====== Information provided ======
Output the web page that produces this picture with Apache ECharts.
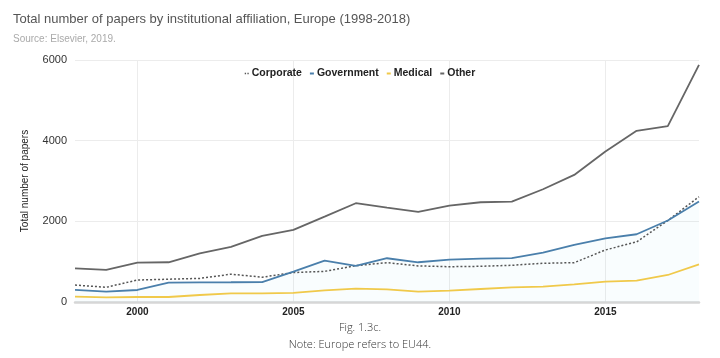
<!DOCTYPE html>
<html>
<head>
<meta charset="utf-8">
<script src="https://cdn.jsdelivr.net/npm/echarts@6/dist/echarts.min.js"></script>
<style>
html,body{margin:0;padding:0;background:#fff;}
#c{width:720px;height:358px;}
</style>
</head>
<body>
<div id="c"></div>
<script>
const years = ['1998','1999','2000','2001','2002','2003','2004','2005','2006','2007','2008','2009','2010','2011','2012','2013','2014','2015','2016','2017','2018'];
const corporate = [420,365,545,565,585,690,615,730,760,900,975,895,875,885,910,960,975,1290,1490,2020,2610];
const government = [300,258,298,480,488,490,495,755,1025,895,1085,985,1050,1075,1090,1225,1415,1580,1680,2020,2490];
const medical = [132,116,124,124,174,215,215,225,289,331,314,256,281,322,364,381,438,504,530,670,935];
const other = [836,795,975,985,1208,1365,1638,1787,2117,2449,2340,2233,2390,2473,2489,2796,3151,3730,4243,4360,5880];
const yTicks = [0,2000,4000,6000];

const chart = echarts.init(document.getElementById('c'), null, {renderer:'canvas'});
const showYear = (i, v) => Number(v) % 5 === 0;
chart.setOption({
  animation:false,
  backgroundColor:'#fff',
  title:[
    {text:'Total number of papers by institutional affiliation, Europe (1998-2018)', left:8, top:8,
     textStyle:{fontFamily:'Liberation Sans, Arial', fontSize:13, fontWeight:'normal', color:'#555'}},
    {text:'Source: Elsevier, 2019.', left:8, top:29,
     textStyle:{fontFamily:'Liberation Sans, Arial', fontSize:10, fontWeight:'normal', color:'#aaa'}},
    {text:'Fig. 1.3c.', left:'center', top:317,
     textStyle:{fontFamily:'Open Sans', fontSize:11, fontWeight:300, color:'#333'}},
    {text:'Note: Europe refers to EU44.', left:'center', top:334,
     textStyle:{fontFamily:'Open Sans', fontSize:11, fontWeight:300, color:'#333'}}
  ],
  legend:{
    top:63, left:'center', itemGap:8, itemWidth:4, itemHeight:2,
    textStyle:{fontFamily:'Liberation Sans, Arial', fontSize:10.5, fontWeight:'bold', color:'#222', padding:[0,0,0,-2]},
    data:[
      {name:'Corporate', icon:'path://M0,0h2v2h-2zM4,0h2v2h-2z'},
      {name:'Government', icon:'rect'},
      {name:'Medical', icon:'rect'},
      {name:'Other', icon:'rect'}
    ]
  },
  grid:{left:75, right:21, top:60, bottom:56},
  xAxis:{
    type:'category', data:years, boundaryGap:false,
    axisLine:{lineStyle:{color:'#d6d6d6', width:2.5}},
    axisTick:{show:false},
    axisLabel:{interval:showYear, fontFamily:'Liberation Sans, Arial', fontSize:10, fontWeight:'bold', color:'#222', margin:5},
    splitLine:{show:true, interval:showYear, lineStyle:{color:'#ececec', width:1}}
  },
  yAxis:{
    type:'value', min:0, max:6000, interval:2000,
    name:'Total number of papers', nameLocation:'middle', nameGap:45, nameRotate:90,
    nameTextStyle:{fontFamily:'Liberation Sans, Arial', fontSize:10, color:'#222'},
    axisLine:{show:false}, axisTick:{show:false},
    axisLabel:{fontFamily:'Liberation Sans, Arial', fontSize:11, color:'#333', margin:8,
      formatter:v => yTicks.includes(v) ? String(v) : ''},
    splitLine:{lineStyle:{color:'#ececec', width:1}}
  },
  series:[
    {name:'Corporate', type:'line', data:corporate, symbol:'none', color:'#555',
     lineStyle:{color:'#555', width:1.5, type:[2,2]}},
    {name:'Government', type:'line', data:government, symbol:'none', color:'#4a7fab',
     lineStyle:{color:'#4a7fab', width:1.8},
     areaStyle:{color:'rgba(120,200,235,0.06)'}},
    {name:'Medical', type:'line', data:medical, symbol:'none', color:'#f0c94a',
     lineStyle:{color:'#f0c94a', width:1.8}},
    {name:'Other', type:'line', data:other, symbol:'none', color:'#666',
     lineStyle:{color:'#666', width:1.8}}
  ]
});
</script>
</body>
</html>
======
Description of the task = Copy out the whole listing exactly, and don't carry over any pictures.

Written solution =
Output the web page that produces this picture with Apache ECharts.
<!DOCTYPE html>
<html>
<head>
<meta charset="utf-8">
<script src="https://cdn.jsdelivr.net/npm/echarts@6/dist/echarts.min.js"></script>
<style>
html,body{margin:0;padding:0;background:#fff;}
#c{width:720px;height:358px;}
</style>
</head>
<body>
<div id="c"></div>
<script>
const years = ['1998','1999','2000','2001','2002','2003','2004','2005','2006','2007','2008','2009','2010','2011','2012','2013','2014','2015','2016','2017','2018'];
const corporate = [420,365,545,565,585,690,615,730,760,900,975,895,875,885,910,960,975,1290,1490,2020,2610];
const government = [300,258,298,480,488,490,495,755,1025,895,1085,985,1050,1075,1090,1225,1415,1580,1680,2020,2490];
const medical = [132,116,124,124,174,215,215,225,289,331,314,256,281,322,364,381,438,504,530,670,935];
const other = [836,795,975,985,1208,1365,1638,1787,2117,2449,2340,2233,2390,2473,2489,2796,3151,3730,4243,4360,5880];
const yTicks = [0,2000,4000,6000];

const chart = echarts.init(document.getElementById('c'), null, {renderer:'canvas'});
const showYear = (i, v) => Number(v) % 5 === 0;
chart.setOption({
  animation:false,
  backgroundColor:'#fff',
  title:[
    {text:'Total number of papers by institutional affiliation, Europe (1998-2018)', left:8, top:8,
     textStyle:{fontFamily:'Liberation Sans, Arial', fontSize:13, fontWeight:'normal', color:'#555'}},
    {text:'Source: Elsevier, 2019.', left:8, top:29,
     textStyle:{fontFamily:'Liberation Sans, Arial', fontSize:10, fontWeight:'normal', color:'#aaa'}},
    {text:'Fig. 1.3c.', left:'center', top:317,
     textStyle:{fontFamily:'Open Sans', fontSize:11, fontWeight:300, color:'#333'}},
    {text:'Note: Europe refers to EU44.', left:'center', top:334,
     textStyle:{fontFamily:'Open Sans', fontSize:11, fontWeight:300, color:'#333'}}
  ],
  legend:{
    top:63, left:'center', itemGap:8, itemWidth:4, itemHeight:2,
    textStyle:{fontFamily:'Liberation Sans, Arial', fontSize:10.5, fontWeight:'bold', color:'#222', padding:[0,0,0,-2]},
    data:[
      {name:'Corporate', icon:'path://M0,0h2v2h-2zM4,0h2v2h-2z'},
      {name:'Government', icon:'rect'},
      {name:'Medical', icon:'rect'},
      {name:'Other', icon:'rect'}
    ]
  },
  grid:{left:75, right:21, top:60, bottom:56},
  xAxis:{
    type:'category', data:years, boundaryGap:false,
    axisLine:{lineStyle:{color:'#d6d6d6', width:2.5}},
    axisTick:{show:false},
    axisLabel:{interval:showYear, fontFamily:'Liberation Sans, Arial', fontSize:10, fontWeight:'bold', color:'#222', margin:5},
    splitLine:{show:true, interval:showYear, lineStyle:{color:'#ececec', width:1}}
  },
  yAxis:{
    type:'value', min:0, max:6000, interval:2000,
    name:'Total number of papers', nameLocation:'middle', nameGap:45, nameRotate:90,
    nameTextStyle:{fontFamily:'Liberation Sans, Arial', fontSize:10, color:'#222'},
    axisLine:{show:false}, axisTick:{show:false},
    axisLabel:{fontFamily:'Liberation Sans, Arial', fontSize:11, color:'#333', margin:8,
      formatter:v => yTicks.includes(v) ? String(v) : ''},
    splitLine:{lineStyle:{color:'#ececec', width:1}}
  },
  series:[
    {name:'Corporate', type:'line', data:corporate, symbol:'none', color:'#555',
     lineStyle:{color:'#555', width:1.5, type:[2,2]}},
    {name:'Government', type:'line', data:government, symbol:'none', color:'#4a7fab',
     lineStyle:{color:'#4a7fab', width:1.8},
     areaStyle:{color:'rgba(120,200,235,0.06)'}},
    {name:'Medical', type:'line', data:medical, symbol:'none', color:'#f0c94a',
     lineStyle:{color:'#f0c94a', width:1.8}},
    {name:'Other', type:'line', data:other, symbol:'none', color:'#666',
     lineStyle:{color:'#666', width:1.8}}
  ]
});
</script>
</body>
</html>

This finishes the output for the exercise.